A.T. -Les gens sont très honnêtes, mais nous les poussons. Nous avons des animateurs journalistes de 22 ou 23 ans, qui leur posent des questions dingues. Vous ne pouvez même pas imaginer ! J'ai parfois envie de me cacher lorsque j'entends leurs questions. Ils ont étudié leur dossier et ont le courage de poser celles qui ne font pas plaisir. Il faut arrêter de se faire plaisir en France, et il faut aussi arrêter de se faire mal. Il faut simplement être honnête, si on veut préparer demain.

L.A. - Même si vous avez quitté le Women's Forum, vous vous préoccupez encore de la cause des femmes. Où en est-elle ?

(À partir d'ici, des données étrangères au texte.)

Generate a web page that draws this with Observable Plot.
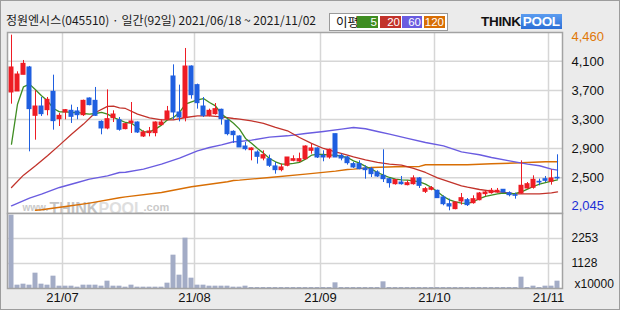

A.T. - Il y a une progression, et en même temps une régression - en France et en Europe en général. La crise amène un repli sur soi : les hommes ont peur et, s'ils doivent recruter, ils choisiront un homme plutôt qu'une femme. C'est inconscient. Parallèlement, les grandes entreprises embauchent de plus en plus de femmes dans leur équipe de direction, parce qu'elles ont compris que ça améliore les résultats financiers.

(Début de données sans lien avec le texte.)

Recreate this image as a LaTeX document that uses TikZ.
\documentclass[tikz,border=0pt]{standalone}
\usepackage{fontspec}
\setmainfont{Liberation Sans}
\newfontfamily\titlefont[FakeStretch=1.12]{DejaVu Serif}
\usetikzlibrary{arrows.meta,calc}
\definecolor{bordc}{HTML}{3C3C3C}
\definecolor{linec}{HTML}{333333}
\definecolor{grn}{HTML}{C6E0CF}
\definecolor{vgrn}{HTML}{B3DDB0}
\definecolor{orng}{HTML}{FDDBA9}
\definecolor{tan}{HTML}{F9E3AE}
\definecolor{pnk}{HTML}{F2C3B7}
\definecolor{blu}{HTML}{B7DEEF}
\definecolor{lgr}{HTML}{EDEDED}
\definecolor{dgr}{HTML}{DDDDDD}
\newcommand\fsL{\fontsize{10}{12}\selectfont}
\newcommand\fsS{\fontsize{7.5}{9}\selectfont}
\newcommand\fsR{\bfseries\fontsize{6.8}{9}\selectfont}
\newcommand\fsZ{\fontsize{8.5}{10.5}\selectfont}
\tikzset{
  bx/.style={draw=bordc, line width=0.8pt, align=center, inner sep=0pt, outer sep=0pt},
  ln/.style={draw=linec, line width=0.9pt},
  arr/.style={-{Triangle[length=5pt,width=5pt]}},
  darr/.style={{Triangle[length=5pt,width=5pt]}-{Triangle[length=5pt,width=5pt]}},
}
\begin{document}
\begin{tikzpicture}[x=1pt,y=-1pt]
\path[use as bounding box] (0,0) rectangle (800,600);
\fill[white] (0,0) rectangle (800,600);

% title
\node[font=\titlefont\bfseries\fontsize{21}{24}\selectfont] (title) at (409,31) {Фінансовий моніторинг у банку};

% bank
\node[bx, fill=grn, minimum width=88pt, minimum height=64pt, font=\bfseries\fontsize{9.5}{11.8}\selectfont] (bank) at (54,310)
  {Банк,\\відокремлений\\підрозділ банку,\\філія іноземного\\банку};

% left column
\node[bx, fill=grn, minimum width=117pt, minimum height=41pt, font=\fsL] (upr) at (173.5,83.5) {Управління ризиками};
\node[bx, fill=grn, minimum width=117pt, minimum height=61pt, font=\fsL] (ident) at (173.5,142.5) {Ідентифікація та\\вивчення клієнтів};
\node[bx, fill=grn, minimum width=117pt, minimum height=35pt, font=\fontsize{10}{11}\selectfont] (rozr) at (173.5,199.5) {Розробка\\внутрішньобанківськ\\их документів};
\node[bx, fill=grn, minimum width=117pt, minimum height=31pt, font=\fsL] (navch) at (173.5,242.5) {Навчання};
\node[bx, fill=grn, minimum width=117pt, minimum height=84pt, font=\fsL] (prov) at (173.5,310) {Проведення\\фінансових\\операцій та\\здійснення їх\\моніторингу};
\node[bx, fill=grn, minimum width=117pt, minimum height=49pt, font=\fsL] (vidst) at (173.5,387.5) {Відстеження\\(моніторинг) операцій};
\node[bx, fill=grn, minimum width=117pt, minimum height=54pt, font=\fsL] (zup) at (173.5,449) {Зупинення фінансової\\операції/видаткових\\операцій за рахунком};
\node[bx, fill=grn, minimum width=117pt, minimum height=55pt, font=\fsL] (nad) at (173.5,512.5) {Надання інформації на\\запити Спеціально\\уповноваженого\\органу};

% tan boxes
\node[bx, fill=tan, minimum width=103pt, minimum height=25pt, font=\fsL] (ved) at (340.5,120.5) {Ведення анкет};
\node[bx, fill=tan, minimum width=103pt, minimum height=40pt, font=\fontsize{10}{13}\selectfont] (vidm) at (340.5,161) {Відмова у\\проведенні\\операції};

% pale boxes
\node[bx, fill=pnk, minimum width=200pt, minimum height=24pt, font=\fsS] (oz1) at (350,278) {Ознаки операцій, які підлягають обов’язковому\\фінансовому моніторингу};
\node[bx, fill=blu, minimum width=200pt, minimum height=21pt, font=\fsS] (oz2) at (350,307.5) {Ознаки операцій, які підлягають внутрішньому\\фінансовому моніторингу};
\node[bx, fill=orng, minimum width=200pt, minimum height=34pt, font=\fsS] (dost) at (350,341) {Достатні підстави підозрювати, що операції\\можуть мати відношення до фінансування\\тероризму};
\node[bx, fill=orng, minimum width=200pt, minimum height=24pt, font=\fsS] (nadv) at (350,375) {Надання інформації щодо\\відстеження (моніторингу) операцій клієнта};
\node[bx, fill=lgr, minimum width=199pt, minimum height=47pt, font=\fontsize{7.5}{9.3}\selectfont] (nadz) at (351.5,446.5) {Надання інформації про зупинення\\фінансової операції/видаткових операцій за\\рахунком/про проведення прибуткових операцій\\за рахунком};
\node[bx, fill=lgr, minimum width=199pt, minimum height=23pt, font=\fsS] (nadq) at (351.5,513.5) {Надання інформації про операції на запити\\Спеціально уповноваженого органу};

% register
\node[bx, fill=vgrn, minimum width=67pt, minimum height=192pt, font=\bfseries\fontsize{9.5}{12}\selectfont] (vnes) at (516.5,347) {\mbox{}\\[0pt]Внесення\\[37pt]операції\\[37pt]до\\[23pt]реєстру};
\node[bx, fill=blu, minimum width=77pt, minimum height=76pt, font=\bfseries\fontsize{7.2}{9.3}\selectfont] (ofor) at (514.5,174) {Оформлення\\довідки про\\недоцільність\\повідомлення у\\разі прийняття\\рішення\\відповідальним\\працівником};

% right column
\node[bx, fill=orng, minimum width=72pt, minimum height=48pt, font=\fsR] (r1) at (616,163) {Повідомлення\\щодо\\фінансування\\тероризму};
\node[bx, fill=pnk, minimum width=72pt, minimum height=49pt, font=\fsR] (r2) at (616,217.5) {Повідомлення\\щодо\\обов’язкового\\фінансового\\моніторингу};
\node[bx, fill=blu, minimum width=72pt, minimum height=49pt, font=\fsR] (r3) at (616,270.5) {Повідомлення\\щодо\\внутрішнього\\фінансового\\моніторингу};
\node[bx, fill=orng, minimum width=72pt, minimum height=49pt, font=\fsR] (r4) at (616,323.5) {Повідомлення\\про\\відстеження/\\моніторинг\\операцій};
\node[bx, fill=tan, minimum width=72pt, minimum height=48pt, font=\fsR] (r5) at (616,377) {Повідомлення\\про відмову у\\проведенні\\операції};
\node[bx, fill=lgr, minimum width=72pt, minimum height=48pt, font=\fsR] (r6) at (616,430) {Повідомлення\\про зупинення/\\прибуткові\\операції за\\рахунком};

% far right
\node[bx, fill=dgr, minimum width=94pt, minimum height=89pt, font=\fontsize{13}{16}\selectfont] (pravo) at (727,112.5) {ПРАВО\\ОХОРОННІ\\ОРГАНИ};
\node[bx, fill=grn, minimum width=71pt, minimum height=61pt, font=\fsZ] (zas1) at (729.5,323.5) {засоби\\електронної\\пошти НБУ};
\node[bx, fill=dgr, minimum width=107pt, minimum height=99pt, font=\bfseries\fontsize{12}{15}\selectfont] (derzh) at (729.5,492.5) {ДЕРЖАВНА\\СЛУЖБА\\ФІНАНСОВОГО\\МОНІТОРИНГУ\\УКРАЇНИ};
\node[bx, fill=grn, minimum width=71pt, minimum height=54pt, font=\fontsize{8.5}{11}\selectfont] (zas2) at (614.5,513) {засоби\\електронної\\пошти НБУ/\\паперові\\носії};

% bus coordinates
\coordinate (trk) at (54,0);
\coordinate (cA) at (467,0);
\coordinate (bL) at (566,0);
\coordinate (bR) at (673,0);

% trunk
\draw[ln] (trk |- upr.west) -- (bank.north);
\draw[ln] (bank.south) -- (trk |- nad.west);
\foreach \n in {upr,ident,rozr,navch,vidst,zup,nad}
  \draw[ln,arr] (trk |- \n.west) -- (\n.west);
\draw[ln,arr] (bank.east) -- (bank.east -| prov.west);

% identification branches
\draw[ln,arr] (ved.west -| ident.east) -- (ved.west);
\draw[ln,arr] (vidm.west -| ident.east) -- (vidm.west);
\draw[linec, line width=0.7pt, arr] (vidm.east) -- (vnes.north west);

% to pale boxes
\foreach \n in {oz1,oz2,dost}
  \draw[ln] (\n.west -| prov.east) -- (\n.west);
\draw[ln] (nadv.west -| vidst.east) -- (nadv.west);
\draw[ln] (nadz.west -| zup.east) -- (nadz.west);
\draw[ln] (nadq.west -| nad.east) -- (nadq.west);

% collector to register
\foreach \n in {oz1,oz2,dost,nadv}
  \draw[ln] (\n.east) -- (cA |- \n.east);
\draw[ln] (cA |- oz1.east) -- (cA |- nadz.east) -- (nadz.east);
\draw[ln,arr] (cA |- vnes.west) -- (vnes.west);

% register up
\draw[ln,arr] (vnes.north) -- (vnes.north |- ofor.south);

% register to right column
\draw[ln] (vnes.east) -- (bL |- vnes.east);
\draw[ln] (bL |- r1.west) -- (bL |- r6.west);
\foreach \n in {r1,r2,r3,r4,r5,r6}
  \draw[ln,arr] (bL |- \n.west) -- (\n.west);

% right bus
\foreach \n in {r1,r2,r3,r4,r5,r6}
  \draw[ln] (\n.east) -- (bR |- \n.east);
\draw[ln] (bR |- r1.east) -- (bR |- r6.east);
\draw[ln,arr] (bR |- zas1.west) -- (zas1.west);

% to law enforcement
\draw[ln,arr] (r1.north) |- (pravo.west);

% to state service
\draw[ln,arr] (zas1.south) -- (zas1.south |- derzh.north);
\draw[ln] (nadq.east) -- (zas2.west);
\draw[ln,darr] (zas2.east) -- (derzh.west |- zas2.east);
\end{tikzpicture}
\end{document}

L.A. - Que pensez-vous des quotas ?

A.T. - Je suis contre, et pour. Contre parce que je suis pour la compétence. Pour, parce que s'il n'y avait pas de quotas, il n'y aurait pas autant de femmes dans les conseils d'administration. Par contre, nous avons un problème dans beaucoup de pays : nous manquons de femmes dans les comités de direction. Or, c'est là qu'on repère les futures administratrices.

L.A. - Certaines personnes déplorent la discrimination positive. Que leur répondez-vous ?

A.T. - Il ne faut surtout pas privilégier une femme parce qu'elle est une femme. Ça serait créer un antagonisme entre les hommes et les femmes - et on assiste à un début de cet antagonisme, et donc à un peu d'agressivité. Il faut tout simplement s'assurer de recruter la meilleure personne pour le poste, point. Il ne faut surtout pas entrer dans la discrimination positive. Ce serait terriblement difficile à vivre pour les femmes et ce n'est pas comme ça qu'on fera évoluer la société. Maintenant que les quotas [pour les CA] sont adoptés, laissons aux ajustements le temps de se faire. S'il y a des excès de machisme, il faut intervenir. Sinon, laissons la société évoluer d'elle-même. Aller trop vite est risqué. La Norvège, pionnière des quotas, affiche un des plus forts taux de divorce. Aux États-Unis, les femmes ont été tellement combatives qu'elles ont démotivé la jeune génération avec l'image de la superwoman. La jeune génération ne veut pas de ça.

Aude de Thuin a créé et dirigé, de 2003 à 2011, le Women's Forum, une conférence réunissant annuellement 1 400 femmes d'influence de 80 pays.